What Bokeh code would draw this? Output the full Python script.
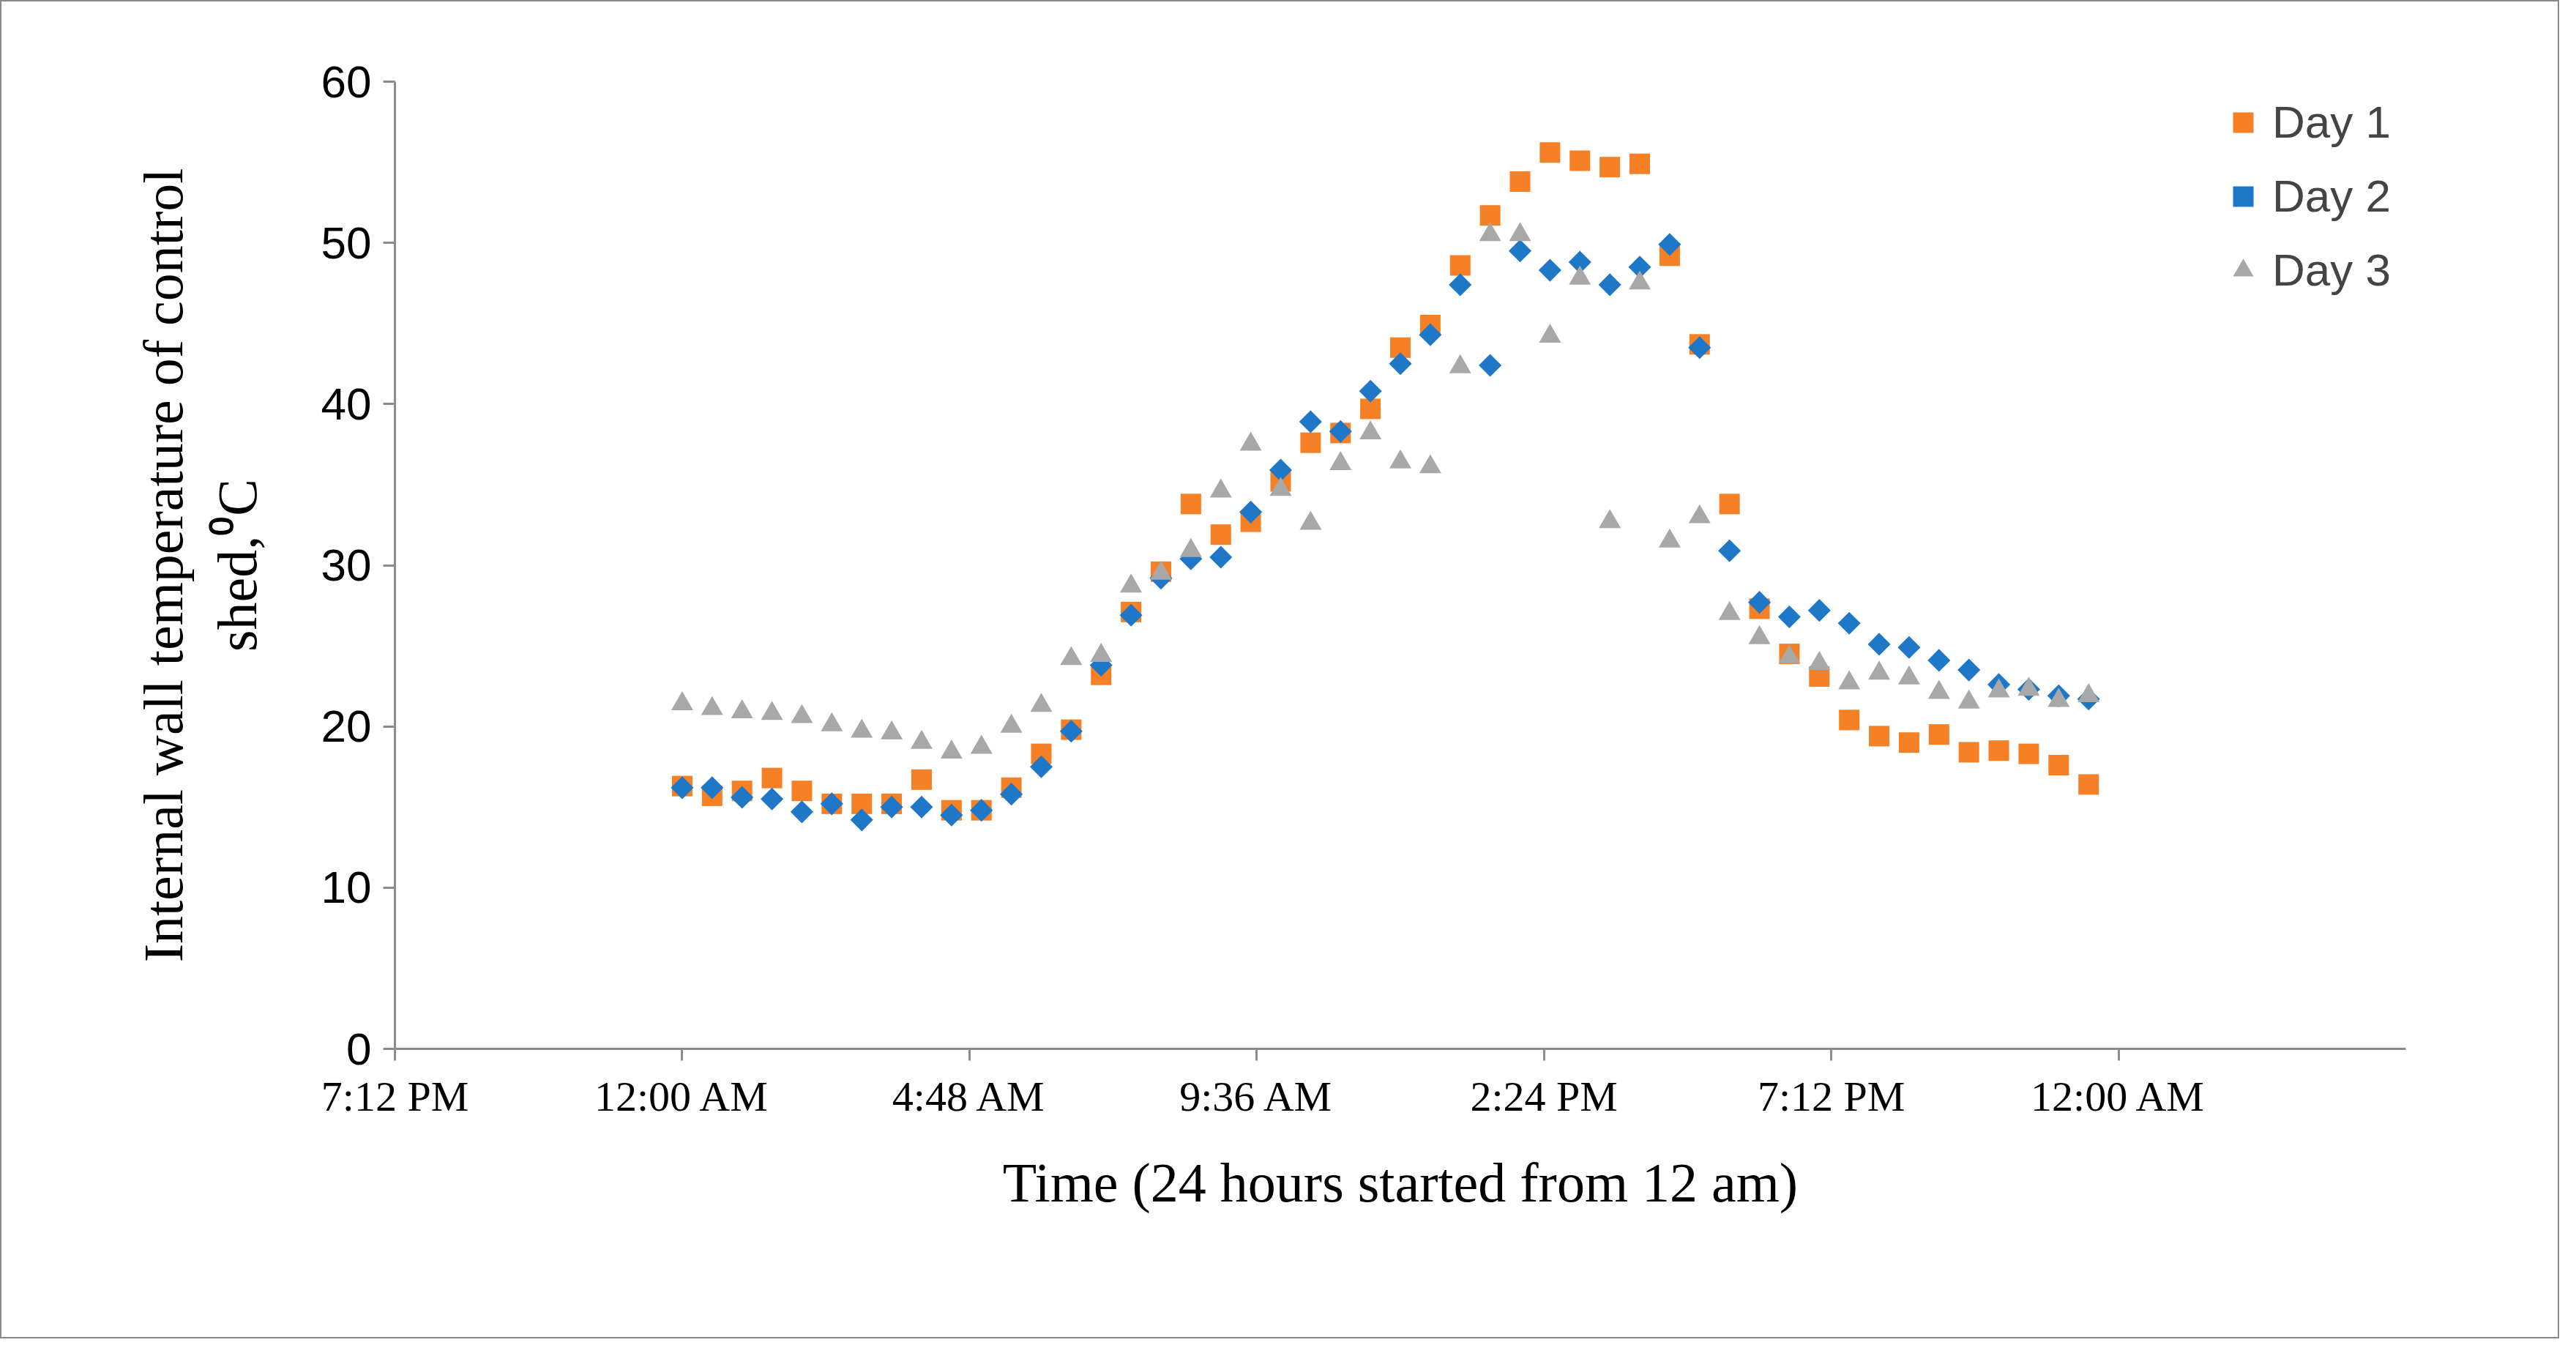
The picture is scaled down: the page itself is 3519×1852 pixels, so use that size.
from bokeh.plotting import figure
from bokeh.models import FixedTicker, Range1d, Legend, LegendItem
from bokeh.embed import file_html
from bokeh.resources import INLINE
import math

hours = [i * 0.5 for i in range(48)]
day1 = [16.3,15.7,16.0,16.8,16.0,15.2,15.2,15.2,16.7,14.8,14.8,16.2,18.3,19.8,23.2,27.1,29.6,33.8,31.9,32.7,
        35.2,37.6,38.2,39.7,43.5,44.9,48.6,51.7,53.8,55.6,55.1,54.7,54.9,49.2,43.7,33.8,27.3,24.5,23.1,20.4,
        19.4,19.0,19.5,18.4,18.5,18.3,17.6,16.4]
day2 = [16.2,16.2,15.6,15.5,14.7,15.2,14.2,15.0,15.0,14.5,14.8,15.8,17.5,19.7,23.8,26.9,29.2,30.4,30.5,33.3,
        35.9,38.9,38.3,40.8,42.5,44.3,47.4,42.4,49.5,48.3,48.8,47.4,48.5,49.9,43.5,30.9,27.7,26.8,27.2,26.4,
        25.1,24.9,24.1,23.5,22.6,22.3,21.9,21.7]
day3 = [21.4,21.1,20.9,20.8,20.6,20.1,19.7,19.6,19.0,18.4,18.7,20.0,21.3,24.2,24.4,28.7,29.5,30.9,34.6,37.5,
        34.7,32.6,36.3,38.2,36.4,36.1,42.3,50.5,50.5,44.2,47.8,32.7,47.5,31.5,33.0,27.0,25.5,24.3,23.9,22.7,
        23.3,23.0,22.1,21.5,22.2,22.3,21.6,21.9]
x_ticks = [-4.8, 0, 4.8, 9.6, 14.4, 19.2, 24.0]
x_labels = ["7:12 PM", "12:00 AM", "4:48 AM", "9:36 AM", "2:24 PM", "7:12 PM", "12:00 AM"]

p = figure(width=3496, height=1828, output_backend="svg", toolbar_location=None,
           x_range=Range1d(-4.8, 28.8), y_range=Range1d(0, 60),
           min_border_left=537, min_border_right=212, min_border_top=109, min_border_bottom=398)
p.styles = {"border": "2px solid #8a8a8a"}
p.outline_line_color = None
p.xgrid.visible = False
p.ygrid.visible = False

r1 = p.scatter(hours, day1, marker="square", size=28, color="#F58025", line_color=None)
r2 = p.scatter(hours, day2, marker="square", size=22, angle=math.pi / 4, color="#1F77C8", line_color=None)
r3 = p.scatter(hours, day3, marker="triangle", size=30, color="#A8A8A8", line_color=None)

p.xaxis.ticker = FixedTicker(ticks=x_ticks)
p.xaxis.major_label_overrides = {t: l for t, l in zip(x_ticks, x_labels)}
p.yaxis.ticker = FixedTicker(ticks=[0, 10, 20, 30, 40, 50, 60])
for ax in (p.xaxis[0], p.yaxis[0]):
    ax.axis_line_color = "#8c8c8c"
    ax.axis_line_width = 3
    ax.major_tick_line_color = "#8c8c8c"
    ax.major_tick_line_width = 3
    ax.major_tick_out = 16
    ax.major_tick_in = 0
    ax.minor_tick_line_color = None
    ax.major_label_text_color = "black"
p.xaxis.major_label_text_font = "Liberation Serif"
p.xaxis.major_label_text_font_size = "58px"
p.xaxis.major_label_standoff = 16
p.yaxis.major_label_text_font = "Liberation Sans"
p.yaxis.major_label_text_font_size = "62px"
p.yaxis.major_label_standoff = 16
p.xaxis.axis_label = "Time (24 hours started from 12 am)"
p.yaxis.axis_label = "Internal wall temperature of control\nshed,\u2070C"
for ax in (p.xaxis[0], p.yaxis[0]):
    ax.axis_label_text_font = "Liberation Serif"
    ax.axis_label_text_font_size = "76px"
    ax.axis_label_text_font_style = "normal"
    ax.axis_label_text_color = "black"
p.xaxis.axis_label_standoff = 40
p.yaxis.axis_label_standoff = 70

legend = Legend(items=[LegendItem(label="Day 1", renderers=[r1]),
                       LegendItem(label="Day 2", renderers=[r2]),
                       LegendItem(label="Day 3", renderers=[r3])],
                location="top_right", border_line_color=None, background_fill_alpha=0,
                label_text_font="Liberation Sans", label_text_font_size="62px",
                spacing=30, glyph_width=70, glyph_height=70, margin=20)
p.add_layout(legend)

open("out.html", "w").write(file_html(p, INLINE))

▶ [WHAT TO PRODUCE]: Output exactly those lines that lie from the line with "The picture is" through the line with "import math", with both of those lines included.

▶ [EXERCISE ANSWER]:
The picture is scaled down: the page itself is 3519×1852 pixels, so use that size.
from bokeh.plotting import figure
from bokeh.models import FixedTicker, Range1d, Legend, LegendItem
from bokeh.embed import file_html
from bokeh.resources import INLINE
import math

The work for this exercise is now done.